Task: Search the material below for the string "this" and extract each line that has it.

----- Entries supplied -----

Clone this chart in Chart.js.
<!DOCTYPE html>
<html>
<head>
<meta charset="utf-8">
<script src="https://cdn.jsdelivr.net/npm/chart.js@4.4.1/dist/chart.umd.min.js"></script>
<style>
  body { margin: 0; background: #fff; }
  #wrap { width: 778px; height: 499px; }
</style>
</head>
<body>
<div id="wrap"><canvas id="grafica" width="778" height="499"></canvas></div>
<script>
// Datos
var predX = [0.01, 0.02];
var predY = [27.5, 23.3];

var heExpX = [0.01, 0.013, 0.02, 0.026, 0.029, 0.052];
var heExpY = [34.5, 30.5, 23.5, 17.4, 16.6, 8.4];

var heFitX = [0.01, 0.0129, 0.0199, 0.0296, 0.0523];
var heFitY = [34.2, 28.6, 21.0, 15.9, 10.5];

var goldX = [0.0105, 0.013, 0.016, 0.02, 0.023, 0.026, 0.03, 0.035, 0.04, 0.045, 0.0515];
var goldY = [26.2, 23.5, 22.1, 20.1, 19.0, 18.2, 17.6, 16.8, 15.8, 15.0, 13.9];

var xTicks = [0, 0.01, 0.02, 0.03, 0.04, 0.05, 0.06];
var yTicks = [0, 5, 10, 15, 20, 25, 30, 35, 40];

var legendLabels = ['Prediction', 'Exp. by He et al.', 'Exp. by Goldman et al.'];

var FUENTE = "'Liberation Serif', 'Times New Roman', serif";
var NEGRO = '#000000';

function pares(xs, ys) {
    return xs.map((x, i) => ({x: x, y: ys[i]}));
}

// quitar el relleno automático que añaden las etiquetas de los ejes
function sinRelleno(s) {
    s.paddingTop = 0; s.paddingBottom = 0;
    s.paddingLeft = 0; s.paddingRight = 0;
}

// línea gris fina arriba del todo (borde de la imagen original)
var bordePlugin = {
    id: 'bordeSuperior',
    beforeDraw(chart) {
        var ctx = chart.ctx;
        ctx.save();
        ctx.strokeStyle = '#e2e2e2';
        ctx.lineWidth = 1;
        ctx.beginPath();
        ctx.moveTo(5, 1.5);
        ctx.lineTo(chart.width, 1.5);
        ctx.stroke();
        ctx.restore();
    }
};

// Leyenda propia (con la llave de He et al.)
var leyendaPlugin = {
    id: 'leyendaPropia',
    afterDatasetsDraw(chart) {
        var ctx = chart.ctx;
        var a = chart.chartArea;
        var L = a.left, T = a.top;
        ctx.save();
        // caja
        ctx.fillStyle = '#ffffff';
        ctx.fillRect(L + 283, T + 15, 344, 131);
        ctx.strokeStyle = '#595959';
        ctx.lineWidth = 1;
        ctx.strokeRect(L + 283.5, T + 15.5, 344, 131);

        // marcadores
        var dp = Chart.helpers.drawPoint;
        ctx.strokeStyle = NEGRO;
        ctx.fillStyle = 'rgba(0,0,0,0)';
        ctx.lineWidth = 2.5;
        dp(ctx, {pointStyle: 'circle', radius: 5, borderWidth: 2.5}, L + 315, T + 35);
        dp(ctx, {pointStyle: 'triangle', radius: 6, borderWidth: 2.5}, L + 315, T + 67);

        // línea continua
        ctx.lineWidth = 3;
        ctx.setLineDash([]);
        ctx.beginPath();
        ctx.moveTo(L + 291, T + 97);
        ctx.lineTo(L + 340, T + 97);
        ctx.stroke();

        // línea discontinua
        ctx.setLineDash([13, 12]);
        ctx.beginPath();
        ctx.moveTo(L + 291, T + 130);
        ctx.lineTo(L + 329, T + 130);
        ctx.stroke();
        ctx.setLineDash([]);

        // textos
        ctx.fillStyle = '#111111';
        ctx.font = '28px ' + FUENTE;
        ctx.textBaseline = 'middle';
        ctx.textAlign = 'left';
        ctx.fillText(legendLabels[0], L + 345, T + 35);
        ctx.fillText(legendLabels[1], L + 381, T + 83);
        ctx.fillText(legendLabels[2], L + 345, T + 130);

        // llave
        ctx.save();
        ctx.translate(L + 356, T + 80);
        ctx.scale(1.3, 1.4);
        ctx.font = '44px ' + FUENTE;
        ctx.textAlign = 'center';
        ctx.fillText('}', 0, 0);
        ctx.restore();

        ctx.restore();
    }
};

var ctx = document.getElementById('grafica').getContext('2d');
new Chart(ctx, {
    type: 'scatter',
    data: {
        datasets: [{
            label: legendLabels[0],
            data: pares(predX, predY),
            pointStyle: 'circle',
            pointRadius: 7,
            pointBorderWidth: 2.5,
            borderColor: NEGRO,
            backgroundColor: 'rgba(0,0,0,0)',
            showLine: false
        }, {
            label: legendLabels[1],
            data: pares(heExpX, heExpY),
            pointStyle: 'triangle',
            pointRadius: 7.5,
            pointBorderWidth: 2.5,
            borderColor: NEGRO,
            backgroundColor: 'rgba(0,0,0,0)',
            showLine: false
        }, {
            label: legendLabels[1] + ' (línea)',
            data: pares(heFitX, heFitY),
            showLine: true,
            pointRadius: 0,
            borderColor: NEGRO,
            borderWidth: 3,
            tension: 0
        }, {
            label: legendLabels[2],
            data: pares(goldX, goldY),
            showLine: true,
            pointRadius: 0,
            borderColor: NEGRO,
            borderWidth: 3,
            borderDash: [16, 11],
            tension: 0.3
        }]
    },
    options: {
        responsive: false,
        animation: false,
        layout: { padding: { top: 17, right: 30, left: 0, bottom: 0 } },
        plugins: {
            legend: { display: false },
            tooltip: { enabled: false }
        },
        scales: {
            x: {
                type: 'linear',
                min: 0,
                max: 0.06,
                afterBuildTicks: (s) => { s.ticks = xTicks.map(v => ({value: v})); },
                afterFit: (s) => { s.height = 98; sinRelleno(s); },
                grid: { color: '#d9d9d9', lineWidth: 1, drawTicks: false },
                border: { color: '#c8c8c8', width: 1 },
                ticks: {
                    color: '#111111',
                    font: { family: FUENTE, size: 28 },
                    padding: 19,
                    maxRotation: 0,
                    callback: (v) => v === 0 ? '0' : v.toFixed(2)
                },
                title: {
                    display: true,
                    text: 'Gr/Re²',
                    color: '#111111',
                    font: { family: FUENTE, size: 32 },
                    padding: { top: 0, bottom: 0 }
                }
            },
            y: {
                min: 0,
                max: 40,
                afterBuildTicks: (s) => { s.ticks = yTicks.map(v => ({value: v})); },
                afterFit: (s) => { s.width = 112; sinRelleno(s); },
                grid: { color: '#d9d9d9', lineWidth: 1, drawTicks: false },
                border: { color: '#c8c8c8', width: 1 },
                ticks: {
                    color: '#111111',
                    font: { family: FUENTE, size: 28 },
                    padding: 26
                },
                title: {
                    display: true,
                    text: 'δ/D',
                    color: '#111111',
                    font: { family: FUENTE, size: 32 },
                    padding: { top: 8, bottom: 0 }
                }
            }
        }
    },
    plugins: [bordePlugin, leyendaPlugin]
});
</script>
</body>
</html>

-----
----- Entries supplied -----

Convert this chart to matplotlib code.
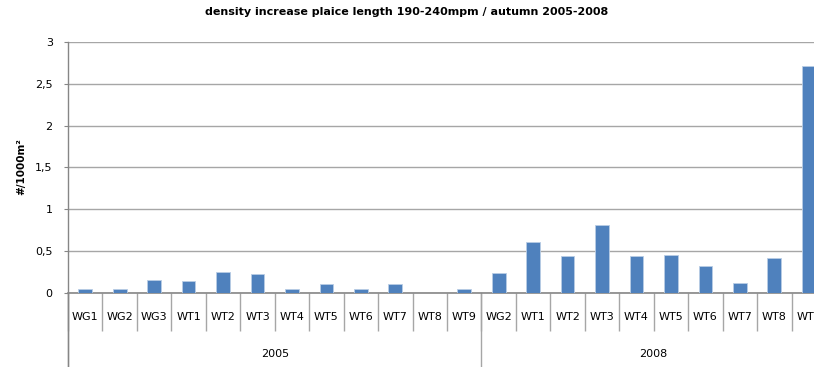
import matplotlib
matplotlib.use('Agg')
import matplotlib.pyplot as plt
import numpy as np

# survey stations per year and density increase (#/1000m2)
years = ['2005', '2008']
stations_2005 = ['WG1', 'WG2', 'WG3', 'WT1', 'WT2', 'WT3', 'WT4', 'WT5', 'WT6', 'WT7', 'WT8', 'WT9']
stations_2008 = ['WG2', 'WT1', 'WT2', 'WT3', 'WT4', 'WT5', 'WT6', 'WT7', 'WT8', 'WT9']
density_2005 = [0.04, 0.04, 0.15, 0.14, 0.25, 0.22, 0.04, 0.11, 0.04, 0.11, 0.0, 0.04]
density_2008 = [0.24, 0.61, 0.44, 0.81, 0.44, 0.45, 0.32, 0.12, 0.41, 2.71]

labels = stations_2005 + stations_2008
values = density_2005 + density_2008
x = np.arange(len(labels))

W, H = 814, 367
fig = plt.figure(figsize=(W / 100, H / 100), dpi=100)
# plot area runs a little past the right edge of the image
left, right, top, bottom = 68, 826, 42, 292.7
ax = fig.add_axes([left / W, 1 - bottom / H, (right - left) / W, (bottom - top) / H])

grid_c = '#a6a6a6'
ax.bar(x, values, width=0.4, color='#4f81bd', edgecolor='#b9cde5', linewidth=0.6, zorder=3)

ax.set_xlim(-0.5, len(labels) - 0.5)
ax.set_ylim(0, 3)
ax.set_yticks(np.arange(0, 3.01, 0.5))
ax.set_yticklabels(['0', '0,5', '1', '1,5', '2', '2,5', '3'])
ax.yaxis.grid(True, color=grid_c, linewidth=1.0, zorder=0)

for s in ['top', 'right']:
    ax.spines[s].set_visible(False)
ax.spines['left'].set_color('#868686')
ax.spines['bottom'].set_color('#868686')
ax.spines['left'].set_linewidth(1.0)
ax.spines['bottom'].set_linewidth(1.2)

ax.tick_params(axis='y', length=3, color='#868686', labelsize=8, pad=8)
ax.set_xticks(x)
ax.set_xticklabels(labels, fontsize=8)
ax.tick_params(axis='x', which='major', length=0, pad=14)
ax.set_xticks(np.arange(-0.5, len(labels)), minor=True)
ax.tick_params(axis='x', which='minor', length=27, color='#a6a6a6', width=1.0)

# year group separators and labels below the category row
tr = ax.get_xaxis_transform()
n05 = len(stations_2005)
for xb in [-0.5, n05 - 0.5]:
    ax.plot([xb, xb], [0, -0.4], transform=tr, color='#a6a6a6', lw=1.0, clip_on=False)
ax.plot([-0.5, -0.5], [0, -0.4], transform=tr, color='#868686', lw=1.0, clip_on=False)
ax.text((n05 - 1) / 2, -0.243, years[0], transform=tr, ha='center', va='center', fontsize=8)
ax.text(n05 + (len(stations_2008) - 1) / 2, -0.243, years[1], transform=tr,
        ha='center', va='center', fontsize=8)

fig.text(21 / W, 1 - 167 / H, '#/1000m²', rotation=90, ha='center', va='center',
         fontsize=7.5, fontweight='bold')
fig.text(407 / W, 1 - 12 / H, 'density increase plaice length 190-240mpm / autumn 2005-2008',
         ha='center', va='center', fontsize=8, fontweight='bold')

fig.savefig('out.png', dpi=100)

-----
----- Entries supplied -----

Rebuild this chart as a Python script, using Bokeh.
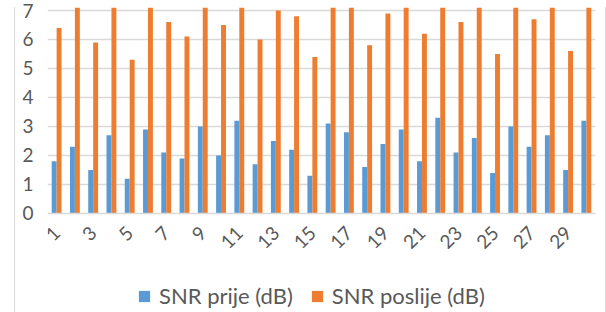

-----

Complete answer:
Clone this chart in Chart.js.
Convert this chart to matplotlib code.
Rebuild this chart as a Python script, using Bokeh.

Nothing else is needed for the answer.